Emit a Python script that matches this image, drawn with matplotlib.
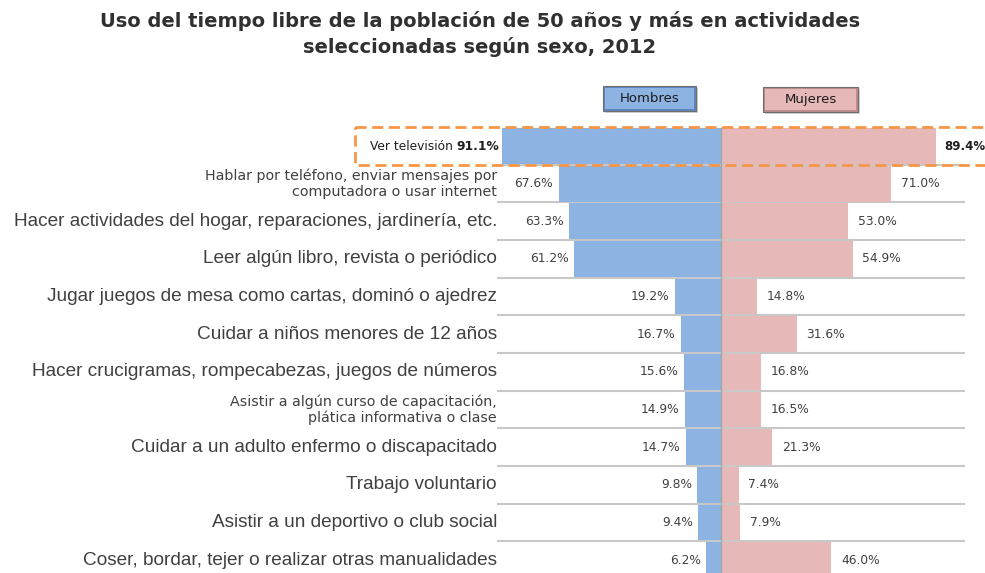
import matplotlib
matplotlib.use("Agg")
import matplotlib.pyplot as plt
from matplotlib.patches import Rectangle

plt.rcParams["font.family"] = ["Liberation Sans", "DejaVu Sans"]

# ── Datos ──
categorias = [
    "Ver televisión",
    "Hablar por teléfono, enviar mensajes por\ncomputadora o usar internet",
    "Hacer actividades del hogar, reparaciones, jardinería, etc.",
    "Leer algún libro, revista o periódico",
    "Jugar juegos de mesa como cartas, dominó o ajedrez",
    "Cuidar a niños menores de 12 años",
    "Hacer crucigramas, rompecabezas, juegos de números",
    "Asistir a algún curso de capacitación,\nplática informativa o clase",
    "Cuidar a un adulto enfermo o discapacitado",
    "Trabajo voluntario",
    "Asistir a un deportivo o club social",
    "Coser, bordar, tejer o realizar otras manualidades",
]
hombres = [91.1, 67.6, 63.3, 61.2, 19.2, 16.7, 15.6, 14.9, 14.7, 9.8, 9.4, 6.2]
mujeres = [89.4, 71.0, 53.0, 54.9, 14.8, 31.6, 16.8, 16.5, 21.3, 7.4, 7.9, 46.0]
etiquetas_chicas = {0, 1, 7}

titulo = ("Uso del tiempo libre de la población de 50 años y más en actividades\n"
          "seleccionadas según sexo, 2012")

# ── Estilo / layout (pixeles de la imagen de referencia) ──
W, H = 985, 573
CX = 721          # eje central
PX_PCT = 2.4      # pixeles por punto porcentual
Y0 = 146          # centro de la primera fila
ROW = 37.64       # alto de fila
AZUL = "#8DB3E2"
ROSA = "#E6B9B8"
GRIS_TXT = "#404040"
NARANJA = "#F79646"
ANCHA = "DejaVu Sans"   # fuente más ancha para textos chicos

fig = plt.figure(figsize=(W / 100, H / 100), dpi=100)
ax = fig.add_axes([0, 0, 1, 1])
ax.set_xlim(-CX / PX_PCT, (W - CX) / PX_PCT)
ax.set_ylim((H - Y0) / ROW, -Y0 / ROW)
ax.axis("off")

n = len(categorias)
ys = list(range(n))
x_lbl = (497 - CX) / PX_PCT
x_fin = (965 - CX) / PX_PCT

# líneas separadoras
ax.hlines([y + 0.5 for y in ys], x_lbl, x_fin, color="#C8C8C8", lw=1.5, zorder=1)

ax.barh(ys, [-v for v in hombres], height=0.95, color=AZUL, zorder=2)
ax.barh(ys, mujeres, height=0.95, color=ROSA, zorder=2)
ax.vlines(0, -0.5, n, color="#A6A6A6", lw=1, zorder=3)

for i, (cat, h, m) in enumerate(zip(categorias, hombres, mujeres)):
    if i == 0:
        t = ax.annotate(f"{h:.1f}%", (-h, i), xytext=(-2, 0), textcoords="offset points",
                        ha="right", va="center", fontsize=8.8, fontweight="bold",
                        color="#202020", family=ANCHA)
        fig.canvas.draw()
        bb = t.get_window_extent()
        ax.annotate(cat + " ", (bb.x0, bb.y0 + bb.height / 2), xycoords="figure pixels",
                    ha="right", va="center", fontsize=8.8, color="#202020", family=ANCHA)
        ax.annotate(f"{m:.1f}%", (m, i), xytext=(6, 0), textcoords="offset points",
                    ha="left", va="center", fontsize=8.5, fontweight="bold",
                    color="#202020", family=ANCHA)
        continue
    if i in etiquetas_chicas:
        ax.text(x_lbl, i, cat, ha="right", va="center", fontsize=10.3, color=GRIS_TXT,
                linespacing=1.15, family=ANCHA)
    else:
        ax.text(x_lbl, i, cat, ha="right", va="center", fontsize=13.7, color=GRIS_TXT)
    ax.annotate(f"{h:.1f}%", (-h, i), xytext=(-4, 0), textcoords="offset points",
                ha="right", va="center", fontsize=8.8, color=GRIS_TXT, family=ANCHA)
    ax.annotate(f"{m:.1f}%", (m, i), xytext=(7, 0), textcoords="offset points",
                ha="left", va="center", fontsize=8.8, color=GRIS_TXT, family=ANCHA)

# recuadro punteado de la primera fila
ax.add_patch(Rectangle(((355 - CX) / PX_PCT, -0.5), 300, 1.0, fill=False,
                       ec=NARANJA, lw=2, ls=(0, (4, 2)), zorder=4, clip_on=False))


# leyenda tipo botón (con bisel sencillo)
def boton(x0, y0, w, h, texto, color, borde):
    def rect(x, y, ww, hh, **kw):
        fig.patches.append(Rectangle((x / W, 1 - (y + hh) / H), ww / W, hh / H,
                                     transform=fig.transFigure, **kw))
    rect(x0 + 2, y0 + 2, w, h, fc="#D0D0D0", ec="none")
    rect(x0, y0, w, h, fc=borde, ec="#6E6E6E", lw=0.8)
    rect(x0 + 2, y0 + 2, w - 4, h - 4, fc=color, ec="none")
    fig.text((x0 + w / 2) / W, 1 - (y0 + h / 2) / H, texto, ha="center", va="center",
             fontsize=9.5, color="#1A1A1A", family=ANCHA)


boton(603, 86, 93, 25, "Hombres", AZUL, "#5F86BC")
boton(763, 87, 95, 25, "Mujeres", ROSA, "#BF8C8C")

fig.text(480 / W, 1 - 34 / H, titulo, ha="center", va="center", fontsize=14,
         fontweight="bold", color="#303030", linespacing=1.4, family=ANCHA)

fig.savefig("out.png", dpi=100)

# # #

§ **Problem**:
Where a line above contains the word "matplotlib", copy that line.

§ **Answer in full**:
Emit a Python script that matches this image, drawn with matplotlib.
import matplotlib
matplotlib.use("Agg")
import matplotlib.pyplot as plt
from matplotlib.patches import Rectangle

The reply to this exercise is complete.